- GIVEN EXERCISE -
Leave out all pictures. Return exactly the lines from the top of the material through the line containing "d3.scaleLinear().domain([-20, 50]).range([mBottom, mTop]);".

- DATASET CONTENT -
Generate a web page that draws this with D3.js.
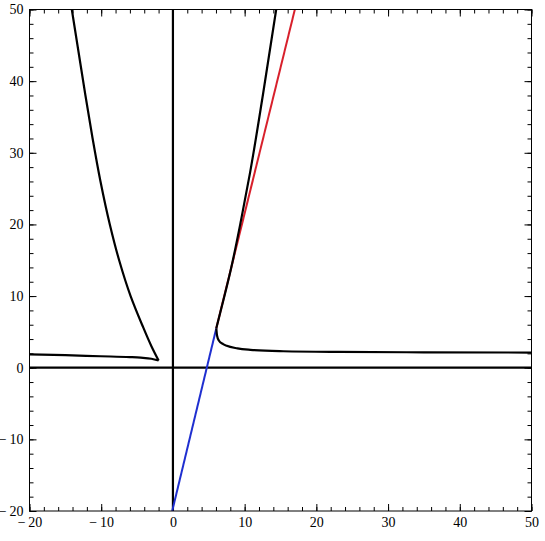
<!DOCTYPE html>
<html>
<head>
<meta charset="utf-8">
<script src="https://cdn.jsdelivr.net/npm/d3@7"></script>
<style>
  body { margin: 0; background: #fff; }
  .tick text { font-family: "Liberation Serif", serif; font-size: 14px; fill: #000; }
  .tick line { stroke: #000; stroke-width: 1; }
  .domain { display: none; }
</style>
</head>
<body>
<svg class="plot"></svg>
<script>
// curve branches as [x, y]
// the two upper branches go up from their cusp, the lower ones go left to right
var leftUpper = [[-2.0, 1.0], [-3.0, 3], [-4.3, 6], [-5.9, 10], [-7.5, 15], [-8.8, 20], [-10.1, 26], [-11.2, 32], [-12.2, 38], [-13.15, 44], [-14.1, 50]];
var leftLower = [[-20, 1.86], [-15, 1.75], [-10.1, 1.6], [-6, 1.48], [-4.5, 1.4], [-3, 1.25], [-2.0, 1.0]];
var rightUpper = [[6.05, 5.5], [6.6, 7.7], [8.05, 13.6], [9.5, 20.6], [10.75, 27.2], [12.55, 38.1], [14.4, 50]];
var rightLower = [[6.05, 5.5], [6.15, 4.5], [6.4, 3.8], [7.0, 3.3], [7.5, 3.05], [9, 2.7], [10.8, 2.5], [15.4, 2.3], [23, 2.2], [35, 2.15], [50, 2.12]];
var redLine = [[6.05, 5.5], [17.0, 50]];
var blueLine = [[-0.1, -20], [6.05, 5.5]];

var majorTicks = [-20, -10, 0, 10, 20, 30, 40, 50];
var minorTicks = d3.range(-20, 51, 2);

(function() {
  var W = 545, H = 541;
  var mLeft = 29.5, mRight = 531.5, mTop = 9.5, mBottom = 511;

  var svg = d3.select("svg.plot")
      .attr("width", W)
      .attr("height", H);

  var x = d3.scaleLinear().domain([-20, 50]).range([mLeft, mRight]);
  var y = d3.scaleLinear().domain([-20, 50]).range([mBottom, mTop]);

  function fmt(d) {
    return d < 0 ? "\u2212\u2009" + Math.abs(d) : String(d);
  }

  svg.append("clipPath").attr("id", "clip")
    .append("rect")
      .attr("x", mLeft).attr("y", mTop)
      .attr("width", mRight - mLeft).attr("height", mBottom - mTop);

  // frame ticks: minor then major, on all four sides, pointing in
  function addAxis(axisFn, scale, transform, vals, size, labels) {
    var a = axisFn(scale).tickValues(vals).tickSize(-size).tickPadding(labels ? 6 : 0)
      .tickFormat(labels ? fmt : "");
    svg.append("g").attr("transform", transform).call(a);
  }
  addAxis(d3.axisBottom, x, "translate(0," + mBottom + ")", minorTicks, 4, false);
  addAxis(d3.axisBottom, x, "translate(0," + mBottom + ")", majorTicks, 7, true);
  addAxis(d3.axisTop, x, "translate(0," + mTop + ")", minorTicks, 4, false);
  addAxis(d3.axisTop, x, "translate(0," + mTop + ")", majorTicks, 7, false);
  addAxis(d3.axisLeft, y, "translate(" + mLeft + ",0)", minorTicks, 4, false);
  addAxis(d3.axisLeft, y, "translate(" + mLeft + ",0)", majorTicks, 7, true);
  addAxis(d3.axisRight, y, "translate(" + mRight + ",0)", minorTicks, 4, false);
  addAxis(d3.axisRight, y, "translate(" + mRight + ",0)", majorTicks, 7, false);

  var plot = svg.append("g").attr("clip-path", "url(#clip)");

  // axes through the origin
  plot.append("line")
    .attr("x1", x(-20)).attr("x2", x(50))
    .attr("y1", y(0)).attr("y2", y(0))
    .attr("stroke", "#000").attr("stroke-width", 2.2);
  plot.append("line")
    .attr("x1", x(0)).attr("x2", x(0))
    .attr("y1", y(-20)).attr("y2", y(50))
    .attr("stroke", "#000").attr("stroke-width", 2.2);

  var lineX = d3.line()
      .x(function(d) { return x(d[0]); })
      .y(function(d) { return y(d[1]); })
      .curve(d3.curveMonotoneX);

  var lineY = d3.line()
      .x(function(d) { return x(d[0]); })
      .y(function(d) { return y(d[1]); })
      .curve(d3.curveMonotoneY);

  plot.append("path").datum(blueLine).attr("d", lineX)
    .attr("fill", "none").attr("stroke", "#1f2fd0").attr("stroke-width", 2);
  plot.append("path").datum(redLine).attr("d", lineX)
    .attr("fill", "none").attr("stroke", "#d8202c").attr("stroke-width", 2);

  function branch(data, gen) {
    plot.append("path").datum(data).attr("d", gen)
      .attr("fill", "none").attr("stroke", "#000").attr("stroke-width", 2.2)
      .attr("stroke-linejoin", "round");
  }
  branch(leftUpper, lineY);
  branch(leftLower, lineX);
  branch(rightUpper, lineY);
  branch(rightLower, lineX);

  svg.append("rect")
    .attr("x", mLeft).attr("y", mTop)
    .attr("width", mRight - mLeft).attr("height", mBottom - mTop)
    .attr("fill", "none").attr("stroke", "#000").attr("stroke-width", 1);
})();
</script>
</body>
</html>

- FINISHED ANSWER -
Generate a web page that draws this with D3.js.
<!DOCTYPE html>
<html>
<head>
<meta charset="utf-8">
<script src="https://cdn.jsdelivr.net/npm/d3@7"></script>
<style>
  body { margin: 0; background: #fff; }
  .tick text { font-family: "Liberation Serif", serif; font-size: 14px; fill: #000; }
  .tick line { stroke: #000; stroke-width: 1; }
  .domain { display: none; }
</style>
</head>
<body>
<svg class="plot"></svg>
<script>
// curve branches as [x, y]
// the two upper branches go up from their cusp, the lower ones go left to right
var leftUpper = [[-2.0, 1.0], [-3.0, 3], [-4.3, 6], [-5.9, 10], [-7.5, 15], [-8.8, 20], [-10.1, 26], [-11.2, 32], [-12.2, 38], [-13.15, 44], [-14.1, 50]];
var leftLower = [[-20, 1.86], [-15, 1.75], [-10.1, 1.6], [-6, 1.48], [-4.5, 1.4], [-3, 1.25], [-2.0, 1.0]];
var rightUpper = [[6.05, 5.5], [6.6, 7.7], [8.05, 13.6], [9.5, 20.6], [10.75, 27.2], [12.55, 38.1], [14.4, 50]];
var rightLower = [[6.05, 5.5], [6.15, 4.5], [6.4, 3.8], [7.0, 3.3], [7.5, 3.05], [9, 2.7], [10.8, 2.5], [15.4, 2.3], [23, 2.2], [35, 2.15], [50, 2.12]];
var redLine = [[6.05, 5.5], [17.0, 50]];
var blueLine = [[-0.1, -20], [6.05, 5.5]];

var majorTicks = [-20, -10, 0, 10, 20, 30, 40, 50];
var minorTicks = d3.range(-20, 51, 2);

(function() {
  var W = 545, H = 541;
  var mLeft = 29.5, mRight = 531.5, mTop = 9.5, mBottom = 511;

  var svg = d3.select("svg.plot")
      .attr("width", W)
      .attr("height", H);

  var x = d3.scaleLinear().domain([-20, 50]).range([mLeft, mRight]);
  var y = d3.scaleLinear().domain([-20, 50]).range([mBottom, mTop]);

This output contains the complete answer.